The Tunnel Digger To Freedom: 50 Years Ago He Helped People Escape East Berlin

Today, fifty years ago, the Berlin Wall went up. One of those living in the East and caught was Ulrich Pfeifer, an engineer. Pfeifer escaped in the days that followed by slipping through the Berlin sewer system. He then spent his time and used his gifts to build 4 tunnels to help his fellow East Berliners escape the clutches of communism. His story is recounted in Der Spiegel. An excerpt:

Pfeifer help to build four tunnels under the Wall. It was his way of getting back at the East German dictatorship for jailing his girlfriend.

In the weeks after Aug. 13, 1961, as the Wall was gradually taking shape, Pfeifer had heard of a way to get them both to the West — through the city’s sewage system. In those early days, the Stasi, East Germany’s secret police, hadn’t yet managed to plug all the escape routes underground.

It worked for Pfeifer, who managed to flee through the sewers with five others in September. But the group was limited to just six people, so his girlfriend had stayed behind and prepared to join him with another team a few days later. By that time, however, the Stasi had found out about the subterranean route, and the second escape failed. Two people were caught underground. His girlfriend managed to get out and returned home. But she was arrested a few days later, put on trial and sentenced to seven years in jail.

“It was an insane sentence,” Pfeifer recalls. It later got commuted to three years. But he didn’t see her again for 27 years. By then, in 1988, she had married another man and had a family in the East.

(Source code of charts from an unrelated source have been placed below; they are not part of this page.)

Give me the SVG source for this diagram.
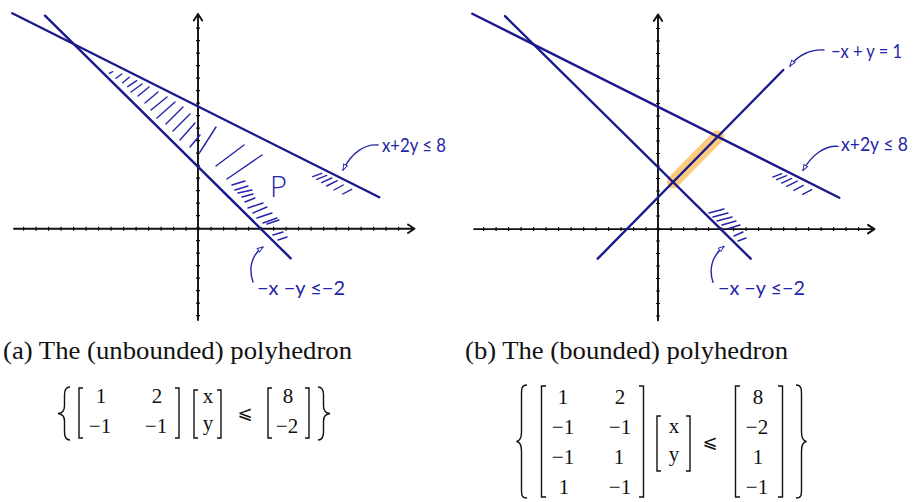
<svg xmlns="http://www.w3.org/2000/svg" width="916" height="502" viewBox="0 0 916 502">
<style>
.ax{fill:none;stroke:#111;stroke-width:1.9;stroke-linecap:round;stroke-linejoin:round}
.tk{fill:none;stroke:#111;stroke-width:4;stroke-dasharray:1.2 11.3}
.ln{fill:none;stroke:#1a1a8c;stroke-width:2.4;stroke-linecap:round}
.ht{fill:none;stroke:#2424a8;stroke-width:1.4;stroke-linecap:round}
.ar{fill:none;stroke:#2424a8;stroke-width:1.4;stroke-linecap:round}
.hw{font-family:Lato,"Open Sans",sans-serif;font-weight:400;fill:#2424a8}
.cap{font-family:"Liberation Serif",serif;font-size:25px;fill:#111}
.m{font-family:"Liberation Serif",serif;font-size:21px;fill:#111;text-anchor:middle}
.le{font-family:"DejaVu Sans","DejaVu Serif",sans-serif;font-size:18px;fill:#111;text-anchor:middle}
.br{fill:none;stroke:#111;stroke-width:1.4}
</style>
<defs>
<marker id="head" viewBox="0 0 10 8" refX="9" refY="4" markerWidth="7" markerHeight="6" markerUnits="userSpaceOnUse" orient="auto">
<path d="M1,1 L9,4 L1,7 z" fill="#fff" stroke="#2424a8" stroke-width="1.3"/>
</marker>
</defs>

<g id="plot-a">
<g id="axes-a">
<path class="tk" d="M23,228.7 H410"/>
<path class="tk" d="M198,316.2 V22"/>
<path class="ax" d="M14,228.7 H414 M408,224.5 L414.5,228.7 L408,233"/>
<path class="ax" d="M198,320 V14 M193.8,20.5 L198,14 L202.2,20.5"/>
</g>
<g id="lines-a">
<path class="ln" d="M12.3,13.3 L379.3,197.3"/>
<path class="ln" d="M45,15.7 L290.7,258.3"/>
</g>
<g id="hatch-a">
<path class="ht" d="M312.7,176.7 L321.7,173.3 M316.7,179.3 L326.7,175.3 M321.7,182.7 L331.7,178 M326.7,186 L337.3,180.7 M334,190 L343.3,185 M342.7,194 L351.7,189.3"/>
<path class="ht" d="M109.3,73.3 L112.7,71.7 M116,78.3 L121.7,74 M122.7,82.7 L129.3,77.3 M127.7,86.7 L136.7,80.7 M131,92 L142,84 M138,96 L149,87 M145,103 L158,92 M151,110 L167,97 M157,118 L175,102 M166,124 L183,107 M173,131 L190,114 M180,140 L195,123 M190,147 L200,135 M200,152 L216,127 M216,166 L244,145 M227,179 L262,155 M232,185 L245,181 M235,190 L248,186 M238,193 L252,190 M242,197 L253,194 M245,202 L255,198 M248,208 L263,203 M253,213 L267,207 M257,218 L272,213 M263,223 L277,218 M267,224 L279,220 M273,235 L283,232 M278,240 L287,237"/>
</g>
<g id="labels-a">
<path class="ar" d="M378,145 C365,144 352,152 343,170" marker-end="url(#head)"/>
<text class="hw" x="382" y="152" font-size="20" textLength="64" lengthAdjust="spacingAndGlyphs">x+2y ≤ 8</text>
<path class="ar" d="M253,282 C249,270 250,256 263,247" marker-end="url(#head)"/>
<text class="hw" x="257" y="295" font-size="20" textLength="88" lengthAdjust="spacingAndGlyphs">−x −y ≤−2</text>
<text x="270" y="197" font-family="'Open Sans',Lato,sans-serif" font-weight="300" font-size="29" fill="#2424a8">P</text>
</g>
</g>

<g id="plot-b">
<path d="M673.3,181.8 L717.6,136.7" fill="none" stroke="#fcc570" stroke-width="13" stroke-linecap="round" opacity="0.9"/>
<g transform="translate(460,0.4)">
<g id="axes-b">
<path class="tk" d="M23,228.7 H410"/>
<path class="tk" d="M198,316.2 V22"/>
<path class="ax" d="M14,228.7 H414 M408,224.5 L414.5,228.7 L408,233"/>
<path class="ax" d="M198,320 V14 M193.8,20.5 L198,14 L202.2,20.5"/>
</g>
<g id="lines-b">
<path class="ln" d="M12.3,13.3 L379.3,197.3"/>
<path class="ln" d="M45,15.7 L290.7,258.3"/>
</g>
<g id="hatch-b">
<path class="ht" d="M312.7,176.7 L321.7,173.3 M316.7,179.3 L326.7,175.3 M321.7,182.7 L331.7,178 M326.7,186 L337.3,180.7 M334,190 L343.3,185 M342.7,194 L351.7,189.3"/>
<path class="ht" d="M249,212.6 L264,208.6 M253,216.6 L268,212.6 M257,220.6 L272,216.6 M262,224.6 L276,220.6 M267,228.6 L280,224.6 M274,235.6 L283,231.6 M278,240.6 L286,237.6"/>
</g>
<g id="labels-b">
<path class="ar" d="M378,146 C365,145 352,154 343,170" marker-end="url(#head)"/>
<text class="hw" x="381" y="151" font-size="20" textLength="67" lengthAdjust="spacingAndGlyphs">x+2y ≤ 8</text>
<path class="ar" d="M253,282 C249,270 251,256 264,246" marker-end="url(#head)"/>
<text class="hw" x="258" y="295" font-size="20" textLength="87" lengthAdjust="spacingAndGlyphs">−x −y ≤−2</text>
</g>
</g>
<path class="ar" d="M824,50 C811,49 798,55 790,66" marker-end="url(#head)"/>
<path class="ln" d="M597.7,258.7 L783.3,70"/>
<text class="hw" x="831" y="58" font-size="20" textLength="71" lengthAdjust="spacingAndGlyphs">−x + y = 1</text>
</g>

<g id="caption-a">
<text class="cap" x="3" y="359" textLength="349" lengthAdjust="spacingAndGlyphs">(a) The (unbounded) polyhedron</text>
<path class="br" d="M70,387 C65.5,387 64.5,390 64.5,395 L64.5,406 C64.5,410.5 62.5,413 58,413.5 C62.5,414 64.5,416.5 64.5,421 L64.5,432 C64.5,437 65.5,440 70,440"/>
<path class="br" d="M83,388 H79 V438 H83 M175,388 H179 V438 H175"/>
<text class="m" x="101" y="403">1</text><text class="m" x="157" y="403">2</text>
<text class="m" x="100" y="433">−1</text><text class="m" x="156" y="433">−1</text>
<path class="br" d="M198,390 H194 V438 H198 M217,390 H221 V438 H217"/>
<text class="m" x="208" y="403">x</text><text class="m" x="208" y="430">y</text>
<text class="le" x="245" y="419">⩽</text>
<path class="br" d="M272,388 H268 V438 H272 M305,388 H309 V438 H305"/>
<text class="m" x="288" y="403">8</text><text class="m" x="287" y="433">−2</text>
<path class="br" d="M318,387 C322.5,387 323.5,390 323.5,395 L323.5,406 C323.5,410.5 325.5,413 330,413.5 C325.5,414 323.5,416.5 323.5,421 L323.5,432 C323.5,437 322.5,440 318,440"/>
</g>

<g id="caption-b">
<text class="cap" x="465" y="359" textLength="323" lengthAdjust="spacingAndGlyphs">(b) The (bounded) polyhedron</text>
<path class="br" d="M527,385 C521.5,385 521.5,389 521.5,395 L521.5,432 C521.5,438 519.5,441 516.5,441.5 C519.5,442 521.5,445 521.5,451 L521.5,489 C521.5,495 521.5,498 527,498"/>
<path class="br" d="M546,386 H541.5 V497 H546 M639,386 H643.5 V497 H639"/>
<text class="m" x="563" y="404">1</text><text class="m" x="620" y="404">2</text>
<text class="m" x="563" y="434">−1</text><text class="m" x="620" y="434">−1</text>
<text class="m" x="563" y="464">−1</text><text class="m" x="619" y="464">1</text>
<text class="m" x="564" y="494">1</text><text class="m" x="620" y="494">−1</text>
<path class="br" d="M661,416 H657 V471 H661 M686,416 H690 V471 H686"/>
<text class="m" x="674" y="433">x</text><text class="m" x="674" y="461">y</text>
<text class="le" x="710" y="448">⩽</text>
<path class="br" d="M740,386 H735.5 V497 H740 M778,386 H782.5 V497 H778"/>
<text class="m" x="758" y="404">8</text><text class="m" x="757" y="434">−2</text>
<text class="m" x="758" y="464">1</text><text class="m" x="757" y="494">−1</text>
<path class="br" d="M796,385 C801.5,385 801.5,389 801.5,395 L801.5,432 C801.5,438 803.5,441 806.5,441.5 C803.5,442 801.5,445 801.5,451 L801.5,489 C801.5,495 801.5,498 796,498"/>
</g>
</svg>
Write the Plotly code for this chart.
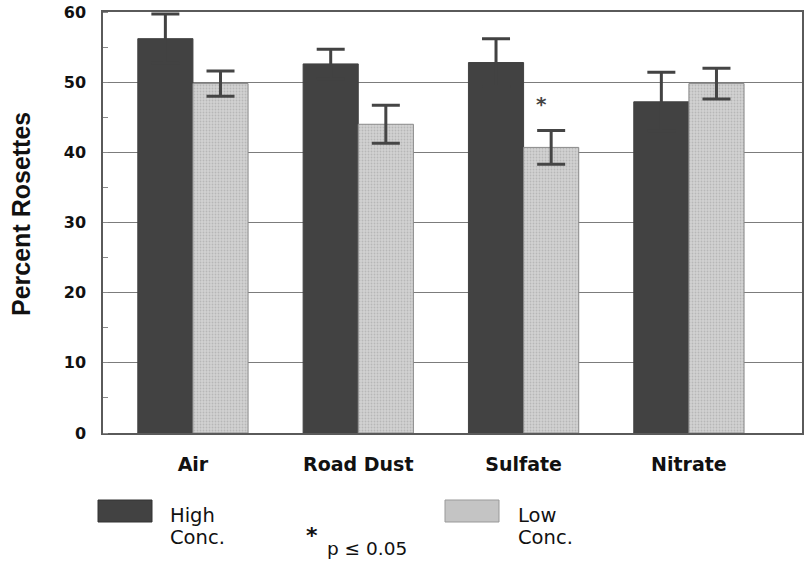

In 1961, Pfeifer was 26 and a qualified construction engineer. A West Berliner now, he decided to put his skills to use by joining a group of students digging tunnels to the east.

Three tunnel ventures were betrayed and failed. But one was spectacularly successful. It was completed in September 1962 after three hard months of digging through tough clay soil, and ran for 145 meters from a disused factory on the western side of Bernauer Strasse to the cellar of an apartment building in Schönholzer Strasse 7 in the east.

Pfeifer will never forget lying in the cramped, soaking tunnel, praying that his measurements were correct as he spent desperately tense minutes waiting for the tunnel breakthrough on the eastern side — the riskiest part of the operation. Would they come out in the right building? As they moved the last bricks aside, would they be staring into the gun barrels of waiting Stasi agents?

His surveying had been spot on. It became known as “Tunnel 29” because 29 people, mainly friends and relatives of the 40 diggers, escaped through it.

The coup made worldwide headlines and the Stasi didn’t find the tunnel until 11 days later when the ground caved in on some of it. But the diggers only used it for two days, fearing that it would be quickly discovered and because it was rapidly filling with water from a burst pipe.”